▸ **What you are asked to do**:
Write out the material again exactly, please, and omit the pictures.

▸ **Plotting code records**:

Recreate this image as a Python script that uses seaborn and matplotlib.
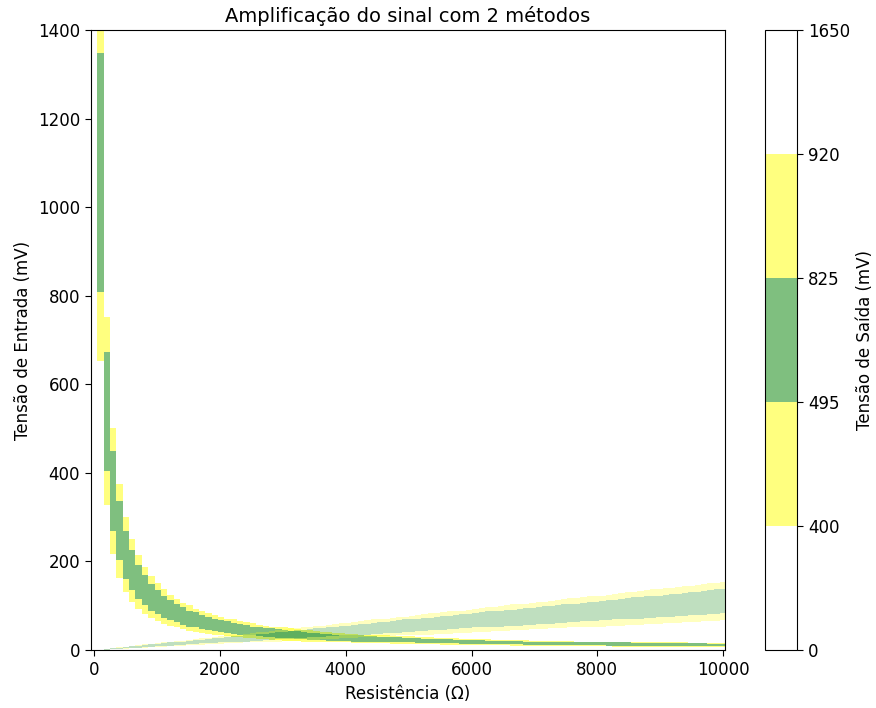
import numpy as np
import matplotlib
matplotlib.use("Agg")
import matplotlib.pyplot as plt
from matplotlib.colors import ListedColormap, BoundaryNorm, to_rgba
import seaborn as sns

sns.set_style("ticks", {"axes.edgecolor": "black", "text.color": "black",
                        "xtick.color": "black", "ytick.color": "black",
                        "axes.labelcolor": "black"})
plt.rcParams["font.family"] = ["DejaVu Sans"]
plt.rcParams["xtick.major.size"] = 4.5
plt.rcParams["ytick.major.size"] = 4.5

# Grid of the two inputs
resistencia = np.linspace(0, 10000, 100)     # ohm
tensao_entrada = np.linspace(0, 1400, 701)   # mV

# Gains of the two methods
ganho_metodo1 = 1 / 165.0    # Vout = Vin * R / 165
ganho_metodo2 = 60000.0      # Vout = Vin * 60000 / R

# Output-voltage bands (colorbar)
niveis = [0, 400, 495, 825, 920, 1650]
cores = ["white", "yellow", "green", "yellow", "white"]
alpha_metodo1 = 0.5
alpha_metodo2 = 0.25

titulo = "Amplificação do sinal com 2 métodos"
rotulo_x = "Resistência (Ω)"
rotulo_y = "Tensão de Entrada (mV)"
rotulo_cb = "Tensão de Saída (mV)"

R, V = np.meshgrid(resistencia, tensao_entrada)
with np.errstate(divide="ignore", invalid="ignore"):
    saida1 = V * R * ganho_metodo1
    saida2 = V * ganho_metodo2 / R
saida1 = np.ma.masked_invalid(saida1)
saida2 = np.ma.masked_invalid(saida2)


def mapa(alpha):
    lista = []
    for c in cores:
        r, g, b, _ = to_rgba(c)
        a = 0.0 if c == "white" else alpha
        lista.append((r, g, b, a))
    cm = ListedColormap(lista)
    cm.set_over((1, 1, 1, 0))
    cm.set_under((1, 1, 1, 0))
    cm.set_bad((1, 1, 1, 0))
    return cm


cmap1 = mapa(alpha_metodo1)
cmap2 = mapa(alpha_metodo2)
norm = BoundaryNorm(niveis, len(cores))

fig = plt.figure(figsize=(8.76, 7.08), dpi=100)
ax = fig.add_axes([91 / 876, 58 / 708, 634 / 876, 620 / 708])
cax = fig.add_axes([765 / 876, 58 / 708, 32 / 876, 620 / 708])

m1 = ax.pcolormesh(resistencia, tensao_entrada, saida1, cmap=cmap1, norm=norm,
                   shading="nearest")
m2 = ax.pcolormesh(resistencia, tensao_entrada, saida2, cmap=cmap2, norm=norm,
                   shading="nearest")

ax.set_xlim(-50, 10030)
ax.set_ylim(0, 1400)
ax.set_xticks([0, 2000, 4000, 6000, 8000, 10000])
ax.set_yticks([0, 200, 400, 600, 800, 1000, 1200, 1400])
ax.tick_params(labelsize=12)
ax.set_title(titulo, fontsize=14)
ax.set_xlabel(rotulo_x, fontsize=12)
ax.set_ylabel(rotulo_y, fontsize=12)

cb = fig.colorbar(m1, cax=cax, ticks=niveis)
cb.ax.tick_params(labelsize=12)
cb.set_label(rotulo_cb, fontsize=12)

fig.savefig("out.png", dpi=100)
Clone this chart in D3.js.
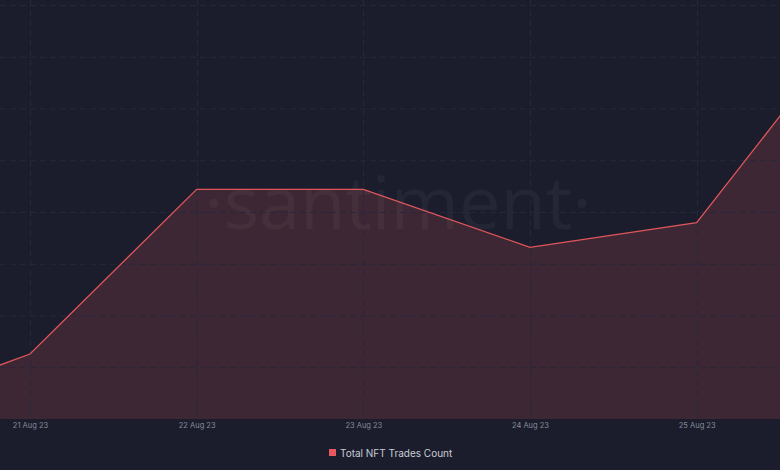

▸ **Full answer**:
Recreate this image as a Python script that uses seaborn and matplotlib.
import numpy as np
import matplotlib
matplotlib.use("Agg")
import matplotlib.pyplot as plt
from matplotlib.colors import ListedColormap, BoundaryNorm, to_rgba
import seaborn as sns

sns.set_style("ticks", {"axes.edgecolor": "black", "text.color": "black",
                        "xtick.color": "black", "ytick.color": "black",
                        "axes.labelcolor": "black"})
plt.rcParams["font.family"] = ["DejaVu Sans"]
plt.rcParams["xtick.major.size"] = 4.5
plt.rcParams["ytick.major.size"] = 4.5

# Grid of the two inputs
resistencia = np.linspace(0, 10000, 100)     # ohm
tensao_entrada = np.linspace(0, 1400, 701)   # mV

# Gains of the two methods
ganho_metodo1 = 1 / 165.0    # Vout = Vin * R / 165
ganho_metodo2 = 60000.0      # Vout = Vin * 60000 / R

# Output-voltage bands (colorbar)
niveis = [0, 400, 495, 825, 920, 1650]
cores = ["white", "yellow", "green", "yellow", "white"]
alpha_metodo1 = 0.5
alpha_metodo2 = 0.25

titulo = "Amplificação do sinal com 2 métodos"
rotulo_x = "Resistência (Ω)"
rotulo_y = "Tensão de Entrada (mV)"
rotulo_cb = "Tensão de Saída (mV)"

R, V = np.meshgrid(resistencia, tensao_entrada)
with np.errstate(divide="ignore", invalid="ignore"):
    saida1 = V * R * ganho_metodo1
    saida2 = V * ganho_metodo2 / R
saida1 = np.ma.masked_invalid(saida1)
saida2 = np.ma.masked_invalid(saida2)


def mapa(alpha):
    lista = []
    for c in cores:
        r, g, b, _ = to_rgba(c)
        a = 0.0 if c == "white" else alpha
        lista.append((r, g, b, a))
    cm = ListedColormap(lista)
    cm.set_over((1, 1, 1, 0))
    cm.set_under((1, 1, 1, 0))
    cm.set_bad((1, 1, 1, 0))
    return cm


cmap1 = mapa(alpha_metodo1)
cmap2 = mapa(alpha_metodo2)
norm = BoundaryNorm(niveis, len(cores))

fig = plt.figure(figsize=(8.76, 7.08), dpi=100)
ax = fig.add_axes([91 / 876, 58 / 708, 634 / 876, 620 / 708])
cax = fig.add_axes([765 / 876, 58 / 708, 32 / 876, 620 / 708])

m1 = ax.pcolormesh(resistencia, tensao_entrada, saida1, cmap=cmap1, norm=norm,
                   shading="nearest")
m2 = ax.pcolormesh(resistencia, tensao_entrada, saida2, cmap=cmap2, norm=norm,
                   shading="nearest")

ax.set_xlim(-50, 10030)
ax.set_ylim(0, 1400)
ax.set_xticks([0, 2000, 4000, 6000, 8000, 10000])
ax.set_yticks([0, 200, 400, 600, 800, 1000, 1200, 1400])
ax.tick_params(labelsize=12)
ax.set_title(titulo, fontsize=14)
ax.set_xlabel(rotulo_x, fontsize=12)
ax.set_ylabel(rotulo_y, fontsize=12)

cb = fig.colorbar(m1, cax=cax, ticks=niveis)
cb.ax.tick_params(labelsize=12)
cb.set_label(rotulo_cb, fontsize=12)

fig.savefig("out.png", dpi=100)
Clone this chart in D3.js.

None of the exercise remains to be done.